# Finally! A ref sheet for me!



## Bando (Feb 4, 2010)

Name: can't think of one now
Age: 17
Sex: Male
Species: Grey fox
Height: 6'
Weight: 152

Appearance:
- Hair and fur: Light-ish grey fur with rust orange areas (like white areas on a normal fox)
- Markings: black stripes along his muzzle
- Eye color: Emerald green
- Other features: USB tattoo on back of right paw
Behavior and Personality: happy-go-lucky, silly guy. Sociable, but still likes to be alone and think.

Skills: DJ, photography
Weaknesses: advanced math, art

Likes:
Dislikes: Obnoxious small children, headaches

History:

---
additional stuff
---

Clothing/Personal Style: t shirt and jeans, baby!
Picture:

Goal: 
Profession: student
Personal quote:
Theme song: 
Birthdate: sometime in April
Star sign: Tarus

Favorite food: Too many!
Favorite drink: orange soda
Favorite location: California :3 
Favorite weather: overcast
Favorite color: rust red/orange

Least liked food: dog?
Least liked drink: horchata
Least liked location: ?
Least liked weather: hot and dry

Favorite person:no favorites!
Least liked person:?
Friends:?
Relations:?
Enemies:?
Significant other:none
Orientation: straight


----------



## Melkor (Feb 21, 2010)

I'm Going to reply to this.... Just BECAUSE


----------



## blackedsoul (Feb 21, 2010)

Shouldn't this be on your profile in fur affinity instead of hanging around the forums.


----------



## Bando (Feb 21, 2010)

That's what this subforum is for. Anyways, I don't even use my FA account.


----------



## blackedsoul (Feb 21, 2010)

Bando37 said:


> That's what this subforum is for. Anyways, I don't even use my FA account.



well then why the fuck are you here.


----------



## Bando (Feb 21, 2010)

Because forums are better.

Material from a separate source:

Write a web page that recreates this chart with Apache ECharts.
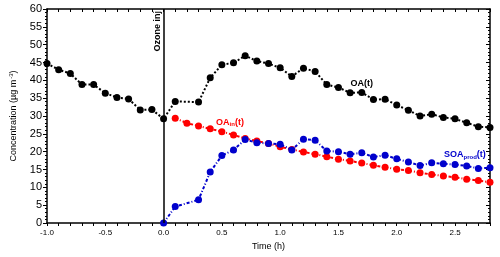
<!DOCTYPE html>
<html><head><meta charset="utf-8">
<script src="https://cdn.jsdelivr.net/npm/echarts@6/dist/echarts.min.js"></script>
<style>html,body{margin:0;padding:0;background:#fff}#c{width:500px;height:257px}</style>
</head><body><div id="c"></div>
<script>
var timeOA = [-1.0,-0.9,-0.8,-0.7,-0.6,-0.5,-0.4,-0.3,-0.2,-0.1,0.0,0.1,0.3,0.4,0.5,0.6,0.7,0.8,0.9,1.0,1.1,1.2,1.3,1.4,1.5,1.6,1.7,1.8,1.9,2.0,2.1,2.2,2.3,2.4,2.5,2.6,2.7,2.8];
var oa = [44.7,43.0,41.9,38.8,38.8,36.4,35.2,34.8,31.7,31.8,29.2,34.1,33.9,40.7,44.4,44.9,46.9,45.4,44.7,43.5,41.1,43.4,42.5,38.8,38.0,36.5,36.6,34.6,34.7,33.1,31.6,30.0,30.5,29.6,29.2,28.1,27.0,26.8];
var timeIn = [0.1,0.2,0.3,0.4,0.5,0.6,0.7,0.8,0.9,1.0,1.1,1.2,1.3,1.4,1.5,1.6,1.7,1.8,1.9,2.0,2.1,2.2,2.3,2.4,2.5,2.6,2.7,2.8];
var oaIn = [29.4,28.0,27.2,26.4,25.6,24.7,23.7,23.0,22.3,21.4,20.6,19.9,19.3,18.6,17.9,17.4,16.8,16.2,15.6,15.1,14.7,14.1,13.6,13.2,12.8,12.3,11.9,11.4];
var timeSOA = [0.0,0.1,0.3,0.4,0.5,0.6,0.7,0.8,0.9,1.0,1.1,1.2,1.3,1.4,1.5,1.6,1.7,1.8,1.9,2.0,2.1,2.2,2.3,2.4,2.5,2.6,2.7,2.8];
var soa = [0,4.6,6.5,14.3,18.9,20.5,23.4,22.5,22.3,22.1,20.5,23.5,23.2,20.2,20.0,19.3,19.7,18.5,19.0,18.0,17.1,16.1,16.9,16.6,16.4,16.0,15.3,15.5];
var injectionTime = 0.0;
var labelOA = [1.70, 39.2], labelIn = [0.57, 28.3], labelSOA = [2.585, 19.1];

function zip(a, b) { return a.map(function (v, i) { return [v, b[i]]; }); }
var FONT = '"Liberation Sans", Arial, sans-serif';
var axisLine = { show: true, onZero: false, lineStyle: { color: '#000', width: 1.5 } };

var chart = echarts.init(document.getElementById('c'), null, { renderer: 'canvas' });
chart.setOption({
  animation: false,
  backgroundColor: '#fff',
  grid: { left: 46, right: 10, top: 9, bottom: 34 },
  xAxis: [{
    type: 'value', position: 'bottom', min: -1.0, max: 2.8, interval: 0.1,
    axisLine: axisLine,
    axisTick: { show: true, length: 3, lineStyle: { color: '#000', width: 1 } },
    splitLine: { show: false },
    axisLabel: { fontFamily: FONT, fontSize: 8, color: '#000', margin: 6,
      formatter: function (v) { return Math.abs(v * 2 - Math.round(v * 2)) < 1e-6 ? v.toFixed(1) : ''; } },
    name: 'Time (h)', nameLocation: 'middle', nameGap: 19,
    nameTextStyle: { fontFamily: FONT, fontSize: 9, color: '#000' }
  }, {
    type: 'value', position: 'top', min: -1.0, max: 2.8, interval: 0.1,
    axisLine: axisLine,
    axisTick: { show: true, inside: true, length: 3, lineStyle: { color: '#000', width: 1 } },
    axisLabel: { show: false }, splitLine: { show: false }
  }],
  yAxis: [{
    type: 'value', position: 'left', min: 0, max: 60, interval: 5,
    axisLine: axisLine,
    axisTick: { show: true, length: 4, lineStyle: { color: '#000', width: 1 } },
    minorTick: { show: true, splitNumber: 5, length: 2, lineStyle: { color: '#000', width: 1 } },
    splitLine: { show: false },
    axisLabel: { fontFamily: FONT, fontSize: 11, color: '#000', margin: 5 },
    name: 'Concentration (µg m{sup|-3})', nameLocation: 'middle', nameGap: 28,
    nameTextStyle: { fontFamily: FONT, fontSize: 9, color: '#000',
      rich: { sup: { fontFamily: FONT, fontSize: 6, color: '#000', verticalAlign: 'top', padding: [0, 0, 5, 1] } } }
  }, {
    type: 'value', position: 'right', min: 0, max: 60, interval: 5,
    axisLine: axisLine,
    axisTick: { show: true, inside: true, length: 4, lineStyle: { color: '#000', width: 1 } },
    minorTick: { show: true, splitNumber: 5, length: 2, lineStyle: { color: '#000', width: 1 } },
    axisLabel: { show: false }, splitLine: { show: false }
  }],
  series: [{
    name: 'OA(t)', type: 'line', data: zip(timeOA, oa),
    symbol: 'circle', symbolSize: 7, itemStyle: { color: '#000' },
    lineStyle: { color: '#000', width: 2, type: [2, 2] },
    markLine: {
      silent: true, symbol: 'none',
      lineStyle: { color: '#000', width: 1.5, type: 'solid' },
      label: { show: true, position: 'insideEndTop', distance: 2, formatter: 'Ozone inj', fontFamily: FONT, fontSize: 9, fontWeight: 'bold', color: '#000' },
      data: [[{ coord: [injectionTime, 0] }, { coord: [injectionTime, 60] }]]
    },
    markPoint: {
      silent: true, symbol: 'circle', symbolSize: 0,
      label: { show: true, position: 'inside', formatter: 'OA(t)', fontFamily: FONT, fontSize: 9, fontWeight: 'bold', color: '#000' },
      data: [{ coord: labelOA }]
    },
    z: 2
  }, {
    name: 'OAin(t)', type: 'line', data: zip(timeIn, oaIn),
    symbol: 'circle', symbolSize: 7, itemStyle: { color: '#ff0000' },
    lineStyle: { color: '#ff0000', width: 2, type: [3, 2, 1, 2] },
    markPoint: {
      silent: true, symbol: 'circle', symbolSize: 0,
      label: { show: true, position: 'inside', formatter: 'OA{sub|in}(t)', fontFamily: FONT, fontSize: 9, fontWeight: 'bold', color: '#ff0000',
        rich: { sub: { fontFamily: FONT, fontSize: 6, fontWeight: 'bold', color: '#ff0000', verticalAlign: 'bottom', padding: [4, 0, 0, 0] } } },
      data: [{ coord: labelIn }]
    },
    z: 3
  }, {
    name: 'SOAprod(t)', type: 'line', data: zip(timeSOA, soa),
    symbol: 'circle', symbolSize: 7, itemStyle: { color: '#0000cc' },
    lineStyle: { color: '#0000cc', width: 2, type: [3, 2, 1, 2] },
    markPoint: {
      silent: true, symbol: 'circle', symbolSize: 0,
      label: { show: true, position: 'inside', formatter: 'SOA{sub|prod}(t)', fontFamily: FONT, fontSize: 9, fontWeight: 'bold', color: '#0000cc',
        rich: { sub: { fontFamily: FONT, fontSize: 6, fontWeight: 'bold', color: '#0000cc', verticalAlign: 'bottom', padding: [4, 0, 0, 0] } } },
      data: [{ coord: labelSOA }]
    },
    z: 4
  }]
});
</script></body></html>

And I can't do art for shit or upload anything.


Why the hell am I still posting here??


----------



## Melkor (Feb 21, 2010)

What happened to your other pic bando?


----------



## Bando (Feb 21, 2010)

Ninjas.


----------



## Icky (Feb 21, 2010)

Melkor said:


> What happened to your other pic bando?


I dunno...


----------



## Melkor (Feb 21, 2010)

Icarus615 said:


> I dunno...



You and your squad of ninjas better give bando his old pic back lol


----------



## Bando (Feb 21, 2010)

Melkor said:


> You and your squad of ninjas better give bando his old pic back lol



I like my agg button. I still have my old one anyways.


----------



## Kiszka (Feb 21, 2010)

Photography and overcast! *highfive*


----------



## Kiszka (Feb 21, 2010)

blackedsoul said:


> Shouldn't this be on your profile in fur affinity instead of hanging around the forums.


Uh, no? Ref sheets belong here.


----------



## Melkor (Feb 21, 2010)

Bando37 said:


> I like my agg button. I still have my old one anyways.



What's agg stand for... Aggro?


----------



## Bando (Feb 21, 2010)

Only link I can give http://www.urbandictionary.com/iphone/search?term=search

if it doesn't work, just search it in urbandictionary


----------



## Melkor (Feb 21, 2010)

So it's suppose to mean... Cool? Ok, that's pretty agg I guess


----------